- [Directions for this task] Your task is to give the listing below back word for word, pictures excluded.

- [Data excerpt]
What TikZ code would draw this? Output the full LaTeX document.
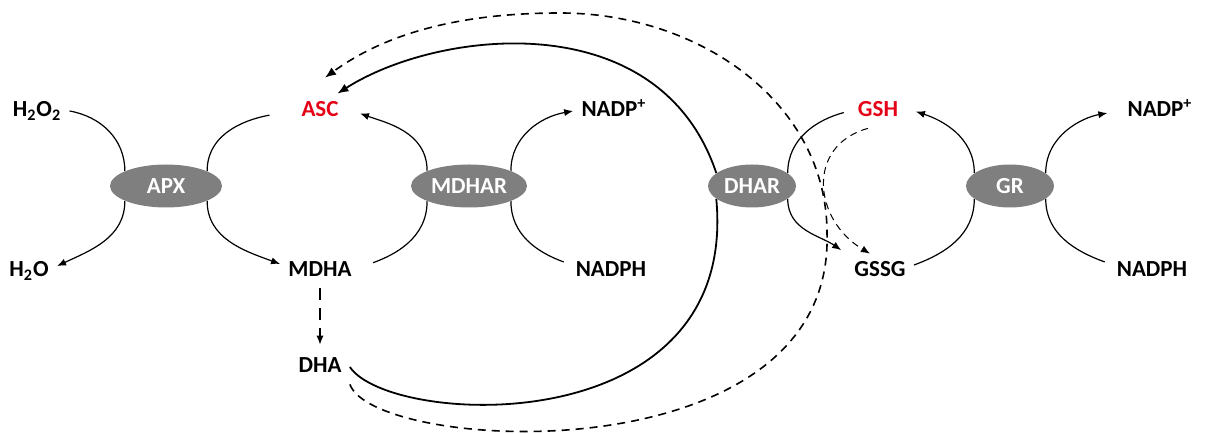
\documentclass[tikz,border=0pt]{standalone}
\usepackage{fontspec}
\setmainfont{Carlito}
\usepackage{tikz}
\usetikzlibrary{shapes.geometric}
\usetikzlibrary{arrows.meta}
\usetikzlibrary{backgrounds}
\definecolor{enzgray}{RGB}{127,127,127}
\definecolor{ascred}{RGB}{228,0,22}

\begin{document}
\begin{tikzpicture}[x=0.5pt,y=0.5pt,
  namenode/.style={font=\fontsize{11.5}{13}\selectfont\bfseries,anchor=base,
    text height=7.5pt,text depth=1.5pt,inner sep=4pt},
  rednode/.style={namenode,text=ascred},
  enzyme/.style={ellipse,fill=enzgray,text=white,inner sep=0pt,
    font=\fontsize{11.5}{13}\selectfont\bfseries,minimum height=21.5pt},
  thinarc/.style={line width=0.6pt},
  arrowed/.style={-{Latex[length=4.5pt,width=3.6pt]}},
  bigarrowed/.style={-{Latex[length=5.5pt,width=4.4pt]}},
  bigline/.style={line width=0.9pt},
  bigdash/.style={line width=0.8pt,dash pattern=on 4pt off 3pt},
  smalldash/.style={line width=0.5pt,dash pattern=on 3.5pt off 2.5pt},
  longdash/.style={line width=0.6pt,dash pattern=on 6pt off 4pt}]

\useasboundingbox (0,0) rectangle (1208,433);

% Enzymes
\node[enzyme,minimum width=56pt] (APX) at (166,247) {APX};
\node[enzyme,minimum width=58pt] (MDHAR) at (469,247) {MDHAR};
\node[enzyme,minimum width=44pt] (DHAR) at (752,247) {DHAR};
\node[enzyme,minimum width=44pt] (GR) at (1010,247) {GR};

% Top row (baseline 316)
\node[namenode] (H2O2) at (37,316) {H\textsubscript{2}O\textsubscript{2}};
\node[rednode] (ASC) at (320,316) {ASC};
\node[namenode] (NADPa) at (614,316) {NADP\textsuperscript{+}};
\node[rednode] (GSH) at (878,316) {GSH};
\node[namenode] (NADPb) at (1160,316) {NADP\textsuperscript{+}};

% Bottom row (baseline 156)
\node[namenode] (H2O) at (29,156) {H\textsubscript{2}O};
\node[namenode] (MDHA) at (320,156) {MDHA};
\node[namenode] (NADPHa) at (611,156) {NADPH};
\node[namenode] (GSSG) at (880,156) {GSSG};
\node[namenode] (NADPHb) at (1152,156) {NADPH};

% DHA
\node[namenode] (DHA) at (320,60) {DHA};

% way points of the dashed loop
\coordinate (LoopRight) at (827,200);
\coordinate (LoopTop) at (560,420);

\begin{scope}[on background layer]
  % APX
  \draw[thinarc] (H2O2.east) to[out=-10,in=90] (APX.160);
  \draw[thinarc,arrowed] (APX.200) to[out=-90,in=25] (H2O.10);
  \draw[thinarc,shorten <=12pt] (ASC.west) to[out=190,in=90] (APX.20);
  \draw[thinarc,arrowed] (APX.-20) to[out=-90,in=160] (MDHA.170);

  % MDHAR
  \draw[thinarc,arrowed,shorten >=7pt] (MDHAR.160) to[out=90,in=-20] (ASC.5);
  \draw[thinarc,shorten <=7pt] (MDHA.5) to[out=20,in=-90] (MDHAR.200);
  \draw[thinarc,arrowed] (MDHAR.20) to[out=90,in=190] (NADPa.west);
  \draw[thinarc,shorten <=2pt] (NADPHa.170) to[out=160,in=-90] (MDHAR.-20);

  % MDHA -> DHA
  \draw[longdash,arrowed,shorten >=2.5pt] (MDHA.south) -- (DHA.north);

  % DHAR
  \draw[bigline] (DHA.east) .. controls +(40,-60) and +(23,-245) .. (DHAR.200);
  \draw[bigline,bigarrowed] (DHAR.160) .. controls +(-57,170) and +(100,64) .. (ASC.45);
  \draw[thinarc,shorten <=3pt] (GSH.west) to[out=195,in=90] (DHAR.20);
  \draw[thinarc,arrowed,shorten >=3pt] (DHAR.-20) to[out=-90,in=145] (GSSG.north west);
  \draw[smalldash,arrowed] (GSH.-120) .. controls +(-62,-17) and +(-57,34) .. (GSSG.120);

  % dashed loop DHA -> ASC
  \draw[bigdash,bigarrowed] (DHA.south east) .. controls +(25,-69) and +(8,-245) .. (LoopRight)
    .. controls +(0,130) and +(140,0) .. (LoopTop)
    .. controls +(-110,0) and +(55,40) .. ([shift={(5,16)}]ASC.north);

  % GR
  \draw[thinarc,arrowed,shorten >=5pt] (GR.160) to[out=90,in=-18] (GSH.5);
  \draw[thinarc] (GSSG.10) to[out=20,in=-90] (GR.200);
  \draw[thinarc,arrowed,shorten >=6pt] (GR.20) to[out=90,in=190] (NADPb.west);
  \draw[thinarc,shorten <=2pt] (NADPHb.170) to[out=160,in=-90] (GR.-20);
\end{scope}

\end{tikzpicture}
\end{document}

- [Solution to the exercise]
What TikZ code would draw this? Output the full LaTeX document.
\documentclass[tikz,border=0pt]{standalone}
\usepackage{fontspec}
\setmainfont{Carlito}
\usepackage{tikz}
\usetikzlibrary{shapes.geometric}
\usetikzlibrary{arrows.meta}
\usetikzlibrary{backgrounds}
\definecolor{enzgray}{RGB}{127,127,127}
\definecolor{ascred}{RGB}{228,0,22}

\begin{document}
\begin{tikzpicture}[x=0.5pt,y=0.5pt,
  namenode/.style={font=\fontsize{11.5}{13}\selectfont\bfseries,anchor=base,
    text height=7.5pt,text depth=1.5pt,inner sep=4pt},
  rednode/.style={namenode,text=ascred},
  enzyme/.style={ellipse,fill=enzgray,text=white,inner sep=0pt,
    font=\fontsize{11.5}{13}\selectfont\bfseries,minimum height=21.5pt},
  thinarc/.style={line width=0.6pt},
  arrowed/.style={-{Latex[length=4.5pt,width=3.6pt]}},
  bigarrowed/.style={-{Latex[length=5.5pt,width=4.4pt]}},
  bigline/.style={line width=0.9pt},
  bigdash/.style={line width=0.8pt,dash pattern=on 4pt off 3pt},
  smalldash/.style={line width=0.5pt,dash pattern=on 3.5pt off 2.5pt},
  longdash/.style={line width=0.6pt,dash pattern=on 6pt off 4pt}]

\useasboundingbox (0,0) rectangle (1208,433);

% Enzymes
\node[enzyme,minimum width=56pt] (APX) at (166,247) {APX};
\node[enzyme,minimum width=58pt] (MDHAR) at (469,247) {MDHAR};
\node[enzyme,minimum width=44pt] (DHAR) at (752,247) {DHAR};
\node[enzyme,minimum width=44pt] (GR) at (1010,247) {GR};

% Top row (baseline 316)
\node[namenode] (H2O2) at (37,316) {H\textsubscript{2}O\textsubscript{2}};
\node[rednode] (ASC) at (320,316) {ASC};
\node[namenode] (NADPa) at (614,316) {NADP\textsuperscript{+}};
\node[rednode] (GSH) at (878,316) {GSH};
\node[namenode] (NADPb) at (1160,316) {NADP\textsuperscript{+}};

% Bottom row (baseline 156)
\node[namenode] (H2O) at (29,156) {H\textsubscript{2}O};
\node[namenode] (MDHA) at (320,156) {MDHA};
\node[namenode] (NADPHa) at (611,156) {NADPH};
\node[namenode] (GSSG) at (880,156) {GSSG};
\node[namenode] (NADPHb) at (1152,156) {NADPH};

% DHA
\node[namenode] (DHA) at (320,60) {DHA};

% way points of the dashed loop
\coordinate (LoopRight) at (827,200);
\coordinate (LoopTop) at (560,420);

\begin{scope}[on background layer]
  % APX
  \draw[thinarc] (H2O2.east) to[out=-10,in=90] (APX.160);
  \draw[thinarc,arrowed] (APX.200) to[out=-90,in=25] (H2O.10);
  \draw[thinarc,shorten <=12pt] (ASC.west) to[out=190,in=90] (APX.20);
  \draw[thinarc,arrowed] (APX.-20) to[out=-90,in=160] (MDHA.170);

  % MDHAR
  \draw[thinarc,arrowed,shorten >=7pt] (MDHAR.160) to[out=90,in=-20] (ASC.5);
  \draw[thinarc,shorten <=7pt] (MDHA.5) to[out=20,in=-90] (MDHAR.200);
  \draw[thinarc,arrowed] (MDHAR.20) to[out=90,in=190] (NADPa.west);
  \draw[thinarc,shorten <=2pt] (NADPHa.170) to[out=160,in=-90] (MDHAR.-20);

  % MDHA -> DHA
  \draw[longdash,arrowed,shorten >=2.5pt] (MDHA.south) -- (DHA.north);

  % DHAR
  \draw[bigline] (DHA.east) .. controls +(40,-60) and +(23,-245) .. (DHAR.200);
  \draw[bigline,bigarrowed] (DHAR.160) .. controls +(-57,170) and +(100,64) .. (ASC.45);
  \draw[thinarc,shorten <=3pt] (GSH.west) to[out=195,in=90] (DHAR.20);
  \draw[thinarc,arrowed,shorten >=3pt] (DHAR.-20) to[out=-90,in=145] (GSSG.north west);
  \draw[smalldash,arrowed] (GSH.-120) .. controls +(-62,-17) and +(-57,34) .. (GSSG.120);

  % dashed loop DHA -> ASC
  \draw[bigdash,bigarrowed] (DHA.south east) .. controls +(25,-69) and +(8,-245) .. (LoopRight)
    .. controls +(0,130) and +(140,0) .. (LoopTop)
    .. controls +(-110,0) and +(55,40) .. ([shift={(5,16)}]ASC.north);

  % GR
  \draw[thinarc,arrowed,shorten >=5pt] (GR.160) to[out=90,in=-18] (GSH.5);
  \draw[thinarc] (GSSG.10) to[out=20,in=-90] (GR.200);
  \draw[thinarc,arrowed,shorten >=6pt] (GR.20) to[out=90,in=190] (NADPb.west);
  \draw[thinarc,shorten <=2pt] (NADPHb.170) to[out=160,in=-90] (GR.-20);
\end{scope}

\end{tikzpicture}
\end{document}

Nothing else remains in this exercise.